EXERCISE AIM – Beneath this line are entries. Copy the range from the line with "Recreate this image" to the line with "const tickLen = 8;", ends included, exactly; leave pictures out.

PROVIDED DATA –
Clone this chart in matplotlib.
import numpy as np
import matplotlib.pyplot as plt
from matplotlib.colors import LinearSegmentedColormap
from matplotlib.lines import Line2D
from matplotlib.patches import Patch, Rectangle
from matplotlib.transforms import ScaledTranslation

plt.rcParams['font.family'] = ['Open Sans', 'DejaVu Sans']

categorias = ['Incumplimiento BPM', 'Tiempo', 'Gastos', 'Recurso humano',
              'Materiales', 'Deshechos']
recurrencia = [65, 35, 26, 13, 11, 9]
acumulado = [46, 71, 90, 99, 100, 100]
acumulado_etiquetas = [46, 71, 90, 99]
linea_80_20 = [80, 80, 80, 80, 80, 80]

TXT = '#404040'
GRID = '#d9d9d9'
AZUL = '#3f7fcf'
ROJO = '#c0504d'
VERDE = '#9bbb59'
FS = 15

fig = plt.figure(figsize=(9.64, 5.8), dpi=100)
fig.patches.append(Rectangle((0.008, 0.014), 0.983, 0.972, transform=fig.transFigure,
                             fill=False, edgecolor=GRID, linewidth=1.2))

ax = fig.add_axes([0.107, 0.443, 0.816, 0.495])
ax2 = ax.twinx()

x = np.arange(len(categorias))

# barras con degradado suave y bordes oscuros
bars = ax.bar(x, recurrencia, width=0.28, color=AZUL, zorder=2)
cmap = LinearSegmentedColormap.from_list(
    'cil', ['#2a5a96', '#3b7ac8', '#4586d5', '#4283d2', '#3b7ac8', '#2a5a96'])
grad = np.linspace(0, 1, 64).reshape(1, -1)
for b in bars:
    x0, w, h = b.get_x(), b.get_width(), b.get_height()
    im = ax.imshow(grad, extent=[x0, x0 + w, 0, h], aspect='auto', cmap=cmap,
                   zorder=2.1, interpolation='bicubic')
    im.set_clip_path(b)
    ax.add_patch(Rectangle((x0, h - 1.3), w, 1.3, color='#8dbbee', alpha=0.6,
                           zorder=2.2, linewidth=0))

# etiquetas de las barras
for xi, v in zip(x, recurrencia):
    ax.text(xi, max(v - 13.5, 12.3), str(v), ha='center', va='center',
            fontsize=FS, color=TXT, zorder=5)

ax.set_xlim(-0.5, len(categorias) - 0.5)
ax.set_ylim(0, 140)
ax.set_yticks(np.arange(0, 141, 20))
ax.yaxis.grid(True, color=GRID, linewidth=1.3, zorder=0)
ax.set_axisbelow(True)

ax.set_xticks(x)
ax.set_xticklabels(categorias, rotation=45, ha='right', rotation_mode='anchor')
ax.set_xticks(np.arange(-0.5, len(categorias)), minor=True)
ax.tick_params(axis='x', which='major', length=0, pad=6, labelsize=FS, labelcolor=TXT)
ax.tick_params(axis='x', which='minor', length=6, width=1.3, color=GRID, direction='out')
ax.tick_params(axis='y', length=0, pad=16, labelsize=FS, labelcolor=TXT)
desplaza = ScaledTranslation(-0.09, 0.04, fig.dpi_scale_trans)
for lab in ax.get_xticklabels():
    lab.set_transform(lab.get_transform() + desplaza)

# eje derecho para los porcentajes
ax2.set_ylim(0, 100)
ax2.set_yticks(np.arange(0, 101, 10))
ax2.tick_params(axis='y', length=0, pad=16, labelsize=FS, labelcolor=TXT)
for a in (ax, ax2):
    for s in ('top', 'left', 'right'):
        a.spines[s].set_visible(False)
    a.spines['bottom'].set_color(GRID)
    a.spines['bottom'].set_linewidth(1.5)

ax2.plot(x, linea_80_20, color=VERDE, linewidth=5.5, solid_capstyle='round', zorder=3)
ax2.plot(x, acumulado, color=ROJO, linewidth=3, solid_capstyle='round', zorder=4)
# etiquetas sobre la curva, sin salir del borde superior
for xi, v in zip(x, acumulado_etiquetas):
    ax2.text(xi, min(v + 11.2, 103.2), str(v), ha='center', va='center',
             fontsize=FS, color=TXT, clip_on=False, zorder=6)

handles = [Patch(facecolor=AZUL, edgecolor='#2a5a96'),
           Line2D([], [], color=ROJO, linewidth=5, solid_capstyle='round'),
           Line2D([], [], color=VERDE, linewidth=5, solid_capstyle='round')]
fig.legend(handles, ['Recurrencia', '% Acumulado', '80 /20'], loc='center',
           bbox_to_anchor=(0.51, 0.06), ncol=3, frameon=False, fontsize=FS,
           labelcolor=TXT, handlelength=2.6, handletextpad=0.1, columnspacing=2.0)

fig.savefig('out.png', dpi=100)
--
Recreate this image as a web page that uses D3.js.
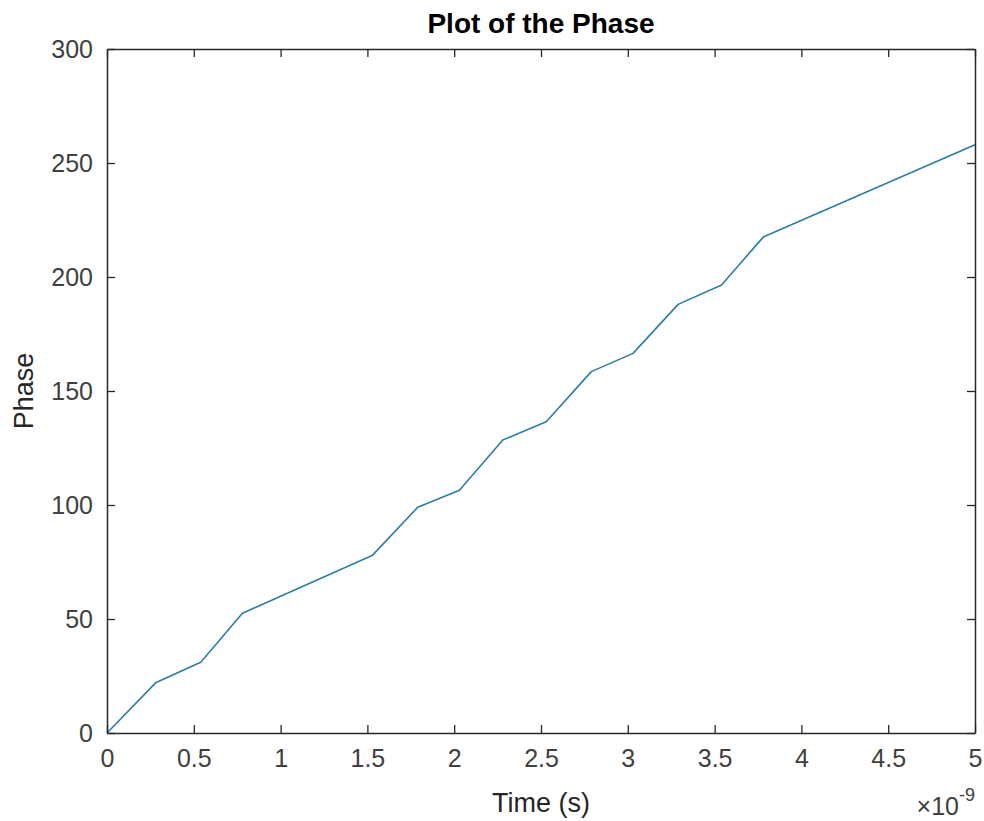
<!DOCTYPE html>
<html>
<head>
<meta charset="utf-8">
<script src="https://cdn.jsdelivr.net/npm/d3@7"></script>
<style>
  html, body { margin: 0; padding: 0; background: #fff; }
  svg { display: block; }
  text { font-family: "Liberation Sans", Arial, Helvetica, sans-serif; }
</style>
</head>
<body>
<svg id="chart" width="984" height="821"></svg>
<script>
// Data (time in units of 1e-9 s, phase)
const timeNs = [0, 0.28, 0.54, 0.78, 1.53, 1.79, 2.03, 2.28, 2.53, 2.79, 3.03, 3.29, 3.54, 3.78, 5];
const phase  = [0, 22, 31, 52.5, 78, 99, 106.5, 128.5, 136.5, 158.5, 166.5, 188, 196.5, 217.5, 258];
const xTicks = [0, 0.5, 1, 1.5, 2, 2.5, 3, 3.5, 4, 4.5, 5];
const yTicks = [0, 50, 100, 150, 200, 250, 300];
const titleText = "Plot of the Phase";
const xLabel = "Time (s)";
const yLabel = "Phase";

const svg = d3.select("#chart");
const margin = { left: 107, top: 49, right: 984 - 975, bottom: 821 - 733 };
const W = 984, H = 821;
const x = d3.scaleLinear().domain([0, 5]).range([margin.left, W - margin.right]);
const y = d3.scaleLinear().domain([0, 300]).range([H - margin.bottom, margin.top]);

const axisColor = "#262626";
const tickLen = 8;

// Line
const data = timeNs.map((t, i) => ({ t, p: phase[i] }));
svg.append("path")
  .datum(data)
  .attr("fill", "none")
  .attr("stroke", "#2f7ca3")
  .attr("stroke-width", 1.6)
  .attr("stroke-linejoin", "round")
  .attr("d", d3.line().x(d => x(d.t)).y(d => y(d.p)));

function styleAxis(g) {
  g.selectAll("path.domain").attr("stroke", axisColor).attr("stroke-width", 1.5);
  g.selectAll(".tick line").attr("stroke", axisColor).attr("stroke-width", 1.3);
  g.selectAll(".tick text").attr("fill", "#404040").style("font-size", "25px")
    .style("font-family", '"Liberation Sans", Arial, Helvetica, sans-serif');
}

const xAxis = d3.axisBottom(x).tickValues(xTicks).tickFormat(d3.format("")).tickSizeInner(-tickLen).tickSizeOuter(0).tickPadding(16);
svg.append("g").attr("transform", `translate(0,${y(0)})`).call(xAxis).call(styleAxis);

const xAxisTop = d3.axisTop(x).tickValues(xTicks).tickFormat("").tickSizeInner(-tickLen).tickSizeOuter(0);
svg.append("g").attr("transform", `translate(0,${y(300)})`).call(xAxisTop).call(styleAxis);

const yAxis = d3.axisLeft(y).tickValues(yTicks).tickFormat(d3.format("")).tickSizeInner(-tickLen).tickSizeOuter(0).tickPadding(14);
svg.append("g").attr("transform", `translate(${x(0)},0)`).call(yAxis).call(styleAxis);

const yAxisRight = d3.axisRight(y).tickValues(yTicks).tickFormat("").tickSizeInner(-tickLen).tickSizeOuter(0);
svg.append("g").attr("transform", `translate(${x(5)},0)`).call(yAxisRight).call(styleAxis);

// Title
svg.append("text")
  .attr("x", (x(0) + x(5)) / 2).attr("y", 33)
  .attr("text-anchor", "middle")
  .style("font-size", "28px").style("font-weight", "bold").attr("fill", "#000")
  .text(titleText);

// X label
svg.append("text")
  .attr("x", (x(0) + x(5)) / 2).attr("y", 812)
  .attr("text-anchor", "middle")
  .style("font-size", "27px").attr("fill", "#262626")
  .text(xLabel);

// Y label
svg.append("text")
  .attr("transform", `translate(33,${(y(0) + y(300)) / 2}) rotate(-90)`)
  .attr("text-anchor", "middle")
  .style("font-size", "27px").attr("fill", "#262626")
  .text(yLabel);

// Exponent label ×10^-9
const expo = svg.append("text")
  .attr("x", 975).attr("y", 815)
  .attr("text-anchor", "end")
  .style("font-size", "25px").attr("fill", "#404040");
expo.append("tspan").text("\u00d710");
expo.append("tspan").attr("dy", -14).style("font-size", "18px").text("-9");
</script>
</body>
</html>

SOLUTION –
Recreate this image as a web page that uses D3.js.
<!DOCTYPE html>
<html>
<head>
<meta charset="utf-8">
<script src="https://cdn.jsdelivr.net/npm/d3@7"></script>
<style>
  html, body { margin: 0; padding: 0; background: #fff; }
  svg { display: block; }
  text { font-family: "Liberation Sans", Arial, Helvetica, sans-serif; }
</style>
</head>
<body>
<svg id="chart" width="984" height="821"></svg>
<script>
// Data (time in units of 1e-9 s, phase)
const timeNs = [0, 0.28, 0.54, 0.78, 1.53, 1.79, 2.03, 2.28, 2.53, 2.79, 3.03, 3.29, 3.54, 3.78, 5];
const phase  = [0, 22, 31, 52.5, 78, 99, 106.5, 128.5, 136.5, 158.5, 166.5, 188, 196.5, 217.5, 258];
const xTicks = [0, 0.5, 1, 1.5, 2, 2.5, 3, 3.5, 4, 4.5, 5];
const yTicks = [0, 50, 100, 150, 200, 250, 300];
const titleText = "Plot of the Phase";
const xLabel = "Time (s)";
const yLabel = "Phase";

const svg = d3.select("#chart");
const margin = { left: 107, top: 49, right: 984 - 975, bottom: 821 - 733 };
const W = 984, H = 821;
const x = d3.scaleLinear().domain([0, 5]).range([margin.left, W - margin.right]);
const y = d3.scaleLinear().domain([0, 300]).range([H - margin.bottom, margin.top]);

const axisColor = "#262626";
const tickLen = 8;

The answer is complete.